Flew combines Carnap’s informal translatability condition with the demand that every significant sentence must be falsifiable. In “Testability and Meaning”, Carnap (1937, p. 3) distinguishes clearly between the two aspects: The question about the criterion of empirical significance “refers to a given language-system \(L\) and concerns an expression \(E\) of \(L\) [ ...]. The question is, whether \(E\) is meaningful or not. This question can be divided into two parts: (a) ‘Is \(E\) a sentence of \(L\)’?, and (b) ‘If so, does \(E\) fulfill the empiricist criterion of meaning’?” Flew’s question thus assumes that the empiricist criterion of meaning is that of falsifiability. However, the question whether \(E\) is meaningful (i. e., significant) is but one kind of question about the criterion of empirical significance. As Carnap (1937, p. 4) puts it, a question of the second kind

concerns a language-system \(L\) which is being proposed for construction. In this case the rules of \(L\) are not given, and the problem is how to choose them. We may construct \(L\) in whatever way we wish. There is no question of right or wrong, but only a practical question of convenience or inconvenience of a system form, i. e. of its suitability for certain purposes.

For instance, Carnap (1937, p. 5) states that the sentence \(S_1\), ‘This stone is now thinking about Vienna’, would have been declared meaningless because it cannot be translated into logical syntax (presumably because of a type confusion). “But at present I should prefer to construct the scientific language in such a way that it contains a sentence \(S_2\) corresponding to \(S_1\). (Of course I should then take \(S_2\) as false, and hence \({\sim }S_2\) as true.)” However, with that much leeway in translating sentences, it is not obviously impossible to translate ‘The nothing itself nothings’ into the logical syntax of some language.
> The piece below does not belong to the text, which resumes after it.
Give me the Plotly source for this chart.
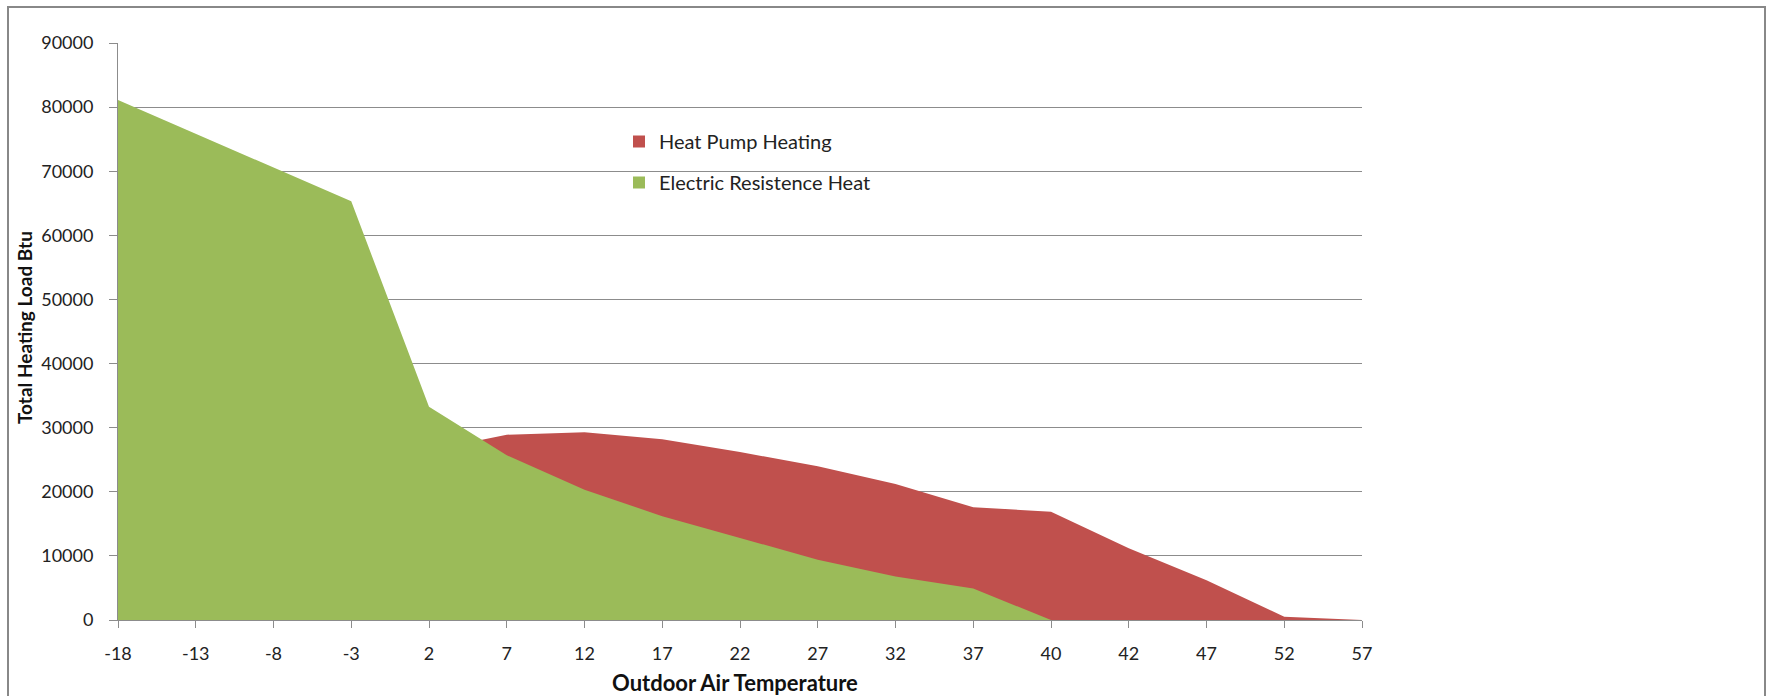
"""Heat pump vs electric resistance heat, area chart in Excel style."""

import plotly.graph_objects as go

temps = ["-18", "-13", "-8", "-3", "2", "7", "12", "17", "22", "27",
         "32", "37", "40", "42", "47", "52", "57"]
heat_pump = [17000, 19500, 22000, 24000, 26500, 28900, 29300, 28200, 26200,
             24000, 21200, 17600, 16900, 11200, 6200, 500, 0]
electric = [81100, 75800, 70500, 65300, 33250, 25700, 20300, 16200, 12800,
            9400, 6800, 4900, 0, 0, 0, 0, 0]

RED = "#C0504D"
GREEN = "#9BBB59"
GRID = "#8C8C8C"
FONT = "Lato"

W, H = 1768, 696
L, R, T, B = 118, 1768 - 1362, 43, 696 - 620
PW, PH = W - L - R, H - T - B


def px_x(x):
    return (x - L) / PW


def px_y(y):
    return (H - B - y) / PH


fig = go.Figure()
fig.add_trace(go.Scatter(
    x=temps, y=heat_pump, mode="lines", fill="tozeroy",
    fillcolor=RED, line=dict(width=0, color=RED), showlegend=False,
))
fig.add_trace(go.Scatter(
    x=temps, y=electric, mode="lines", fill="tozeroy",
    fillcolor=GREEN, line=dict(width=0, color=GREEN), showlegend=False,
))
# legend swatches (squares, like Excel)
for name, col, grp in [("Heat Pump Heating", RED, "a"),
                       ("Electric Resistence Heat", GREEN, "b")]:
    fig.add_trace(go.Scatter(
        x=[None], y=[None], mode="markers", name=name, legendgroup=grp,
        marker=dict(symbol="square", size=12, color=col),
    ))

fig.update_layout(
    width=W, height=H,
    margin=dict(l=L, r=R, t=T, b=B),
    paper_bgcolor="white", plot_bgcolor="white",
    font=dict(family=FONT, size=18, color="#222"),
    legend=dict(
        x=px_x(619), y=px_y(122), xanchor="left", yanchor="top",
        traceorder="grouped", tracegroupgap=12,
        font=dict(size=20, color="#222"), bgcolor="rgba(0,0,0,0)",
        itemwidth=30,
    ),
    xaxis=dict(
        type="category", range=[0, 16], showgrid=False,
        showline=True, linecolor=GRID, linewidth=1,
        ticks="outside", ticklen=7, tickcolor=GRID,
        ticklabelstandoff=10, zeroline=False,
    ),
    yaxis=dict(
        range=[0, 90000], dtick=10000, tickformat="d",
        showgrid=True, gridcolor=GRID, gridwidth=1,
        showline=True, linecolor=GRID, linewidth=1,
        ticks="outside", ticklen=8, tickcolor=GRID,
        ticklabelstandoff=12, zeroline=False,
    ),
    annotations=[
        dict(text="<b>Outdoor Air Temperature</b>", xref="paper", yref="paper",
             x=px_x(735), y=px_y(682), xanchor="center", yanchor="middle",
             showarrow=False, font=dict(size=22, color="#111")),
        dict(text="<b>Total Heating Load Btu</b>", xref="paper", yref="paper",
             x=px_x(24), y=px_y(328), xanchor="center", yanchor="middle",
             showarrow=False, textangle=-90,
             font=dict(size=19, color="#111")),
    ],
    shapes=[
        dict(type="rect", xref="paper", yref="paper",
             x0=px_x(8), x1=px_x(1765), y0=px_y(710), y1=px_y(7),
             line=dict(color="#888888", width=2), layer="above"),
    ],
)

fig.write_html("out.html", config={"displayModeBar": False},
               post_script="document.body.style.margin='0';")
Thus the informal condition of translatability is, if not empty, then at the least problematic, and the hope has to rest on criteria of empirical significance that apply to sentences in logical syntax.Footnote 6 In the remainder of this essay, I will look at Carnap’s suggestions for such criteria.

3 Europe

Since Carnap’s criteria of empirical significance are connected to the notion of meaning and the scientific language (Carnap 1935, p. 32), they are directly related to his positions on the semantics of scientific theories. As far as his explicit proclamations are concerned, this leads to a natural grouping of his positions up to “Testability and Meaning” (Carnap 1936, 1937) on the one hand and of his later positions on the other. For in his earlier works, roughly those published while he was in Europe, Carnap relied on the assumption that it is possible to develop all the terms of science starting out from basic terms or sentences. His later works, published during his time in the United States, explicitly assume that this is not always expedient or even possible.Footnote 7

With respect to the relation between basic and auxiliary sentences, Carnap (1963a, §9) describes in his “Intellectual Autobiography” the development of logical empiricism as a gradual liberalization. Initially, every kind of knowledge “was supposed to be firmly supported” by the experiences as described by Wittgenstein’s principle of verifiability, “which says that it is in principle possible to obtain either a definite verification or a definite refutation for any meaningful sentence” (p. 57). But even the early Carnap was more tolerant than that, for some of his criteria also allowed (non-definite) confirmation and disconfirmation. One central question in the following, however, will concern the relations between the many different criteria.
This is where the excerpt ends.